21. An engine comprising: a pair of oppositely-disposed linear pistons configured to move linearly within respective cylinder bores via combustion within the respective cylinder bores; a cam follower mounted between the pair of linear pistons and configured for reciprocating movement in a longitudinal direction parallel to the linear movement of the pistons; a sinusoidal main drive cam on which the cam follower is mounted for rolling contact, the reciprocating movement of the cam follower imparting rotational movement to the sinusoidal main drive cam; and a main drive shaft rotatable about a longitudinal axis that is parallel to the longitudinal direction of movement of the cam follower and of the linear pistons within the respective cylinder bores, the sinusoidal main drive cam non-rotatably mounted relative to the main drive shaft, wherein the engine is configured such that a first one of the pair of linear pistons operates to produce torque, wherein the second one of the pair of linear pistons operates to perform a different task.

22. The engine of claim 21, wherein the different task includes compressing at least one of hydraulic fluids or pneumatics.

23. The engine of claim 21, further comprising at least one of a thrust bearing and a shaft bearing for maintaining a position of the main drive shaft.

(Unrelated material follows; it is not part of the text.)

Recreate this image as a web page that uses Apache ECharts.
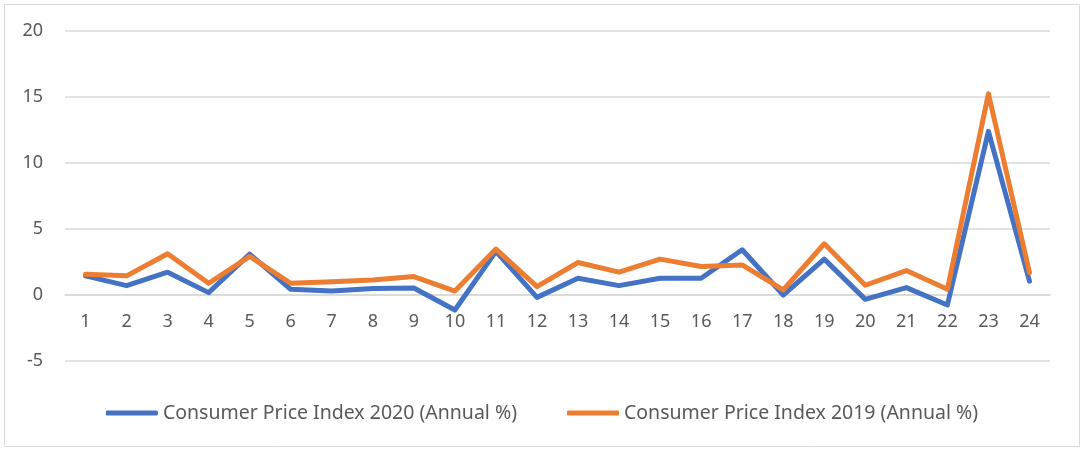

24. The engine of claim 21, wherein each one of the pair of linear pistons includes a piston shaft, the piston shaft having a finish for reducing friction experienced by movement of the linear piston shaft.

25. The engine of claim 24, wherein the linear piston shaft includes a low wear coating.

26. The engine of claim 21, wherein the engine includes six pairs of pistons, each piston disposed within a respective one of twelve cylinder bores.

27. The engine of claim 26, wherein the cylinders are positioned in a generally circular pattern that is radially disposed around the main drive shaft.

28. The engine of claim 21, wherein mechanical power is transmitted from each one of the pistons to its respective cam member and from the respective cam member to the sinusoidal main drive cam being attached to the main drive shaft.

29. The engine of claim 21, wherein a clearances between each one of the pistons and its respective cylinder bore is about 1/1000 of an inch or less.

30. The engine of claim 29, wherein at least one of the pistons and the cylinder bores is made from one of ceramics, steel coated with ceramics, titanium coated with ceramics and silicon nitrite.

31. The engine of claim 21, further comprising a closed loop oil circulation system.

32. The engine of claim 31, wherein the closed loop oil circulation system comprises oil circulation plungers for pumping oil to lubricate the sinusoidal main drive cam, the cam members and the bearings.

33. The engine of claim 21, further comprising an intake manifold including intake valves configured to supply intake air to respective cylinder bores.

34. The engine of claim 33, further comprising an exhaust manifold including exhaust valves configured to exhaust respective cylinder bores made of a temperature resistant material.

35. The engine of claim 34, the intake and exhaust valves being zero pressure intake and exhaust valves driven by piezoelectric actuators.

36. The engine of claim 35, wherein each valve is held in a pre-stressed closed position by a compressed spring.

37. The engine of claim 34, wherein the exhaust manifold is made of a temperature resistant material.

38. The engine of claim 37, the temperature resistant material being one of aluminum, steel and high performance ceramic coated plastic.

39. The engine of claim 21, further comprising bearings disposed within the cylinder bores for maintaining the reciprocating linear movement of the pair of linear pistons within the respective cylinder bores in a direction parallel to the longitudinal axis.

40. The engine of claim 39, wherein a gap between a shaft of the piston and the inner surface of the cylinder bore is without seals.